|UPS estimates a 40% savings in fuel costs by switching to|
Liquid Natural Gas (LNG) from gasoline or diesel.
Most of the 209 responses to this study – conducted this summer by Forbes Insights on behalf of the CIT Group – came from freight and passenger carriers, along with manufacturers, freight brokers and dealers operating in the transportation space, and found that more than eight out of 10 (81%) believe uncertainty surrounding energy policies is hampering global economic recovery.
“This study highlights the fact that transportation executives are preparing for a future of uncertainty, both in terms of fuel prices and regulations,” noted Jeff Knittel, president of CIT Transportation Finance. “In doing so, they are implementing strategic business plans in response to the potential for a protracted era of higher energy costs and growing concern regarding current and proposed emissions regulations.”
Another 81% told CIT that they are updating their fleets to be more energy efficient, with 79% adding that they are doing more to promote their sector’s energy efficiency relative to other transportation modes.
On top of that, more than three out of four (77%) manufacturers are working to develop vessels, trucks and rolling stock that are more energy efficient, with another 64% noting that they are investing in new plants expressly for this purpose. Finally, 84% said they are working more closely with transportation companies to “engineer” greater transportation efficiency, according to CIT’s findings.
Still, despite all of those efforts, 31% believe their customers will still encounter “financial duress” as a result of rising energy costs,
That “duress” is partly due to the greater impact of regulations on energy, especially when it comes to rules designed to control and reduce emissions, those polled by CIT reported.
For starters, 76% of transportation executives said they are “concerned” by current and proposed emissions regulations, with 47% of them adding that the state of emissions regulation is contributing to higher energy costs – a figure that rises to 64% among trucking companies. Overall, 86% say such emissions regulations are adding to operating costs, with 79% adding that regulatory actions are forcing their companies to increase spending on capital equipment.
TL carrier Werner Enterprises touched on the monetary impact upon trucking operators trying to comply with such emission rules within its second quarter earnings report issued back in July.

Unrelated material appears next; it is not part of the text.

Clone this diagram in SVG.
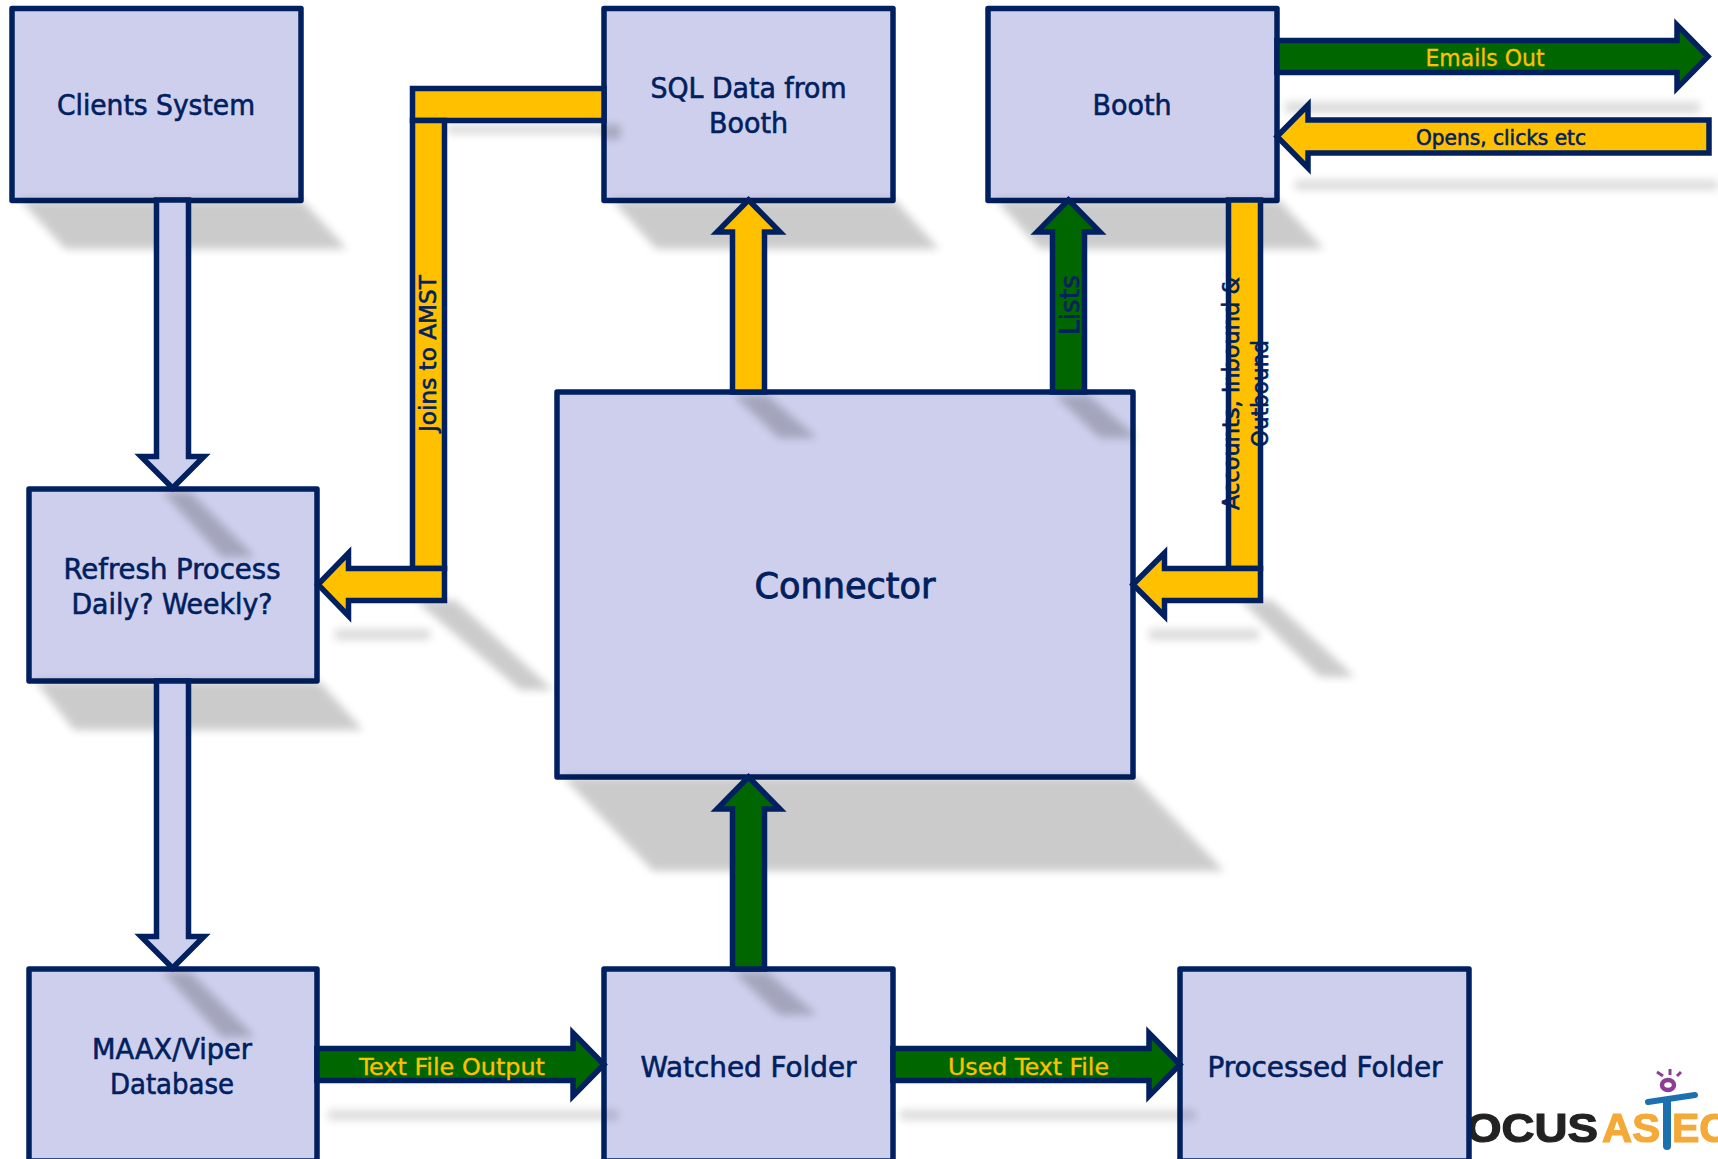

“We reduced the average age of our much younger truck fleet by half a year during 2011 and 2012, with net capital expenditures totaling $457 million during that two-year period,” the carrier pointed out. “The significantly higher cost of new trucks and resulting higher depreciation expense and related diesel exhaust fluid costs is not being recovered through a single year customer rate review cycle.”
Indeed, 66% of respondents to CIT’s survey felt government policies have driven energy prices higher, with efforts to combat perceived long-term climate change running counter to a near-term economic growth agenda.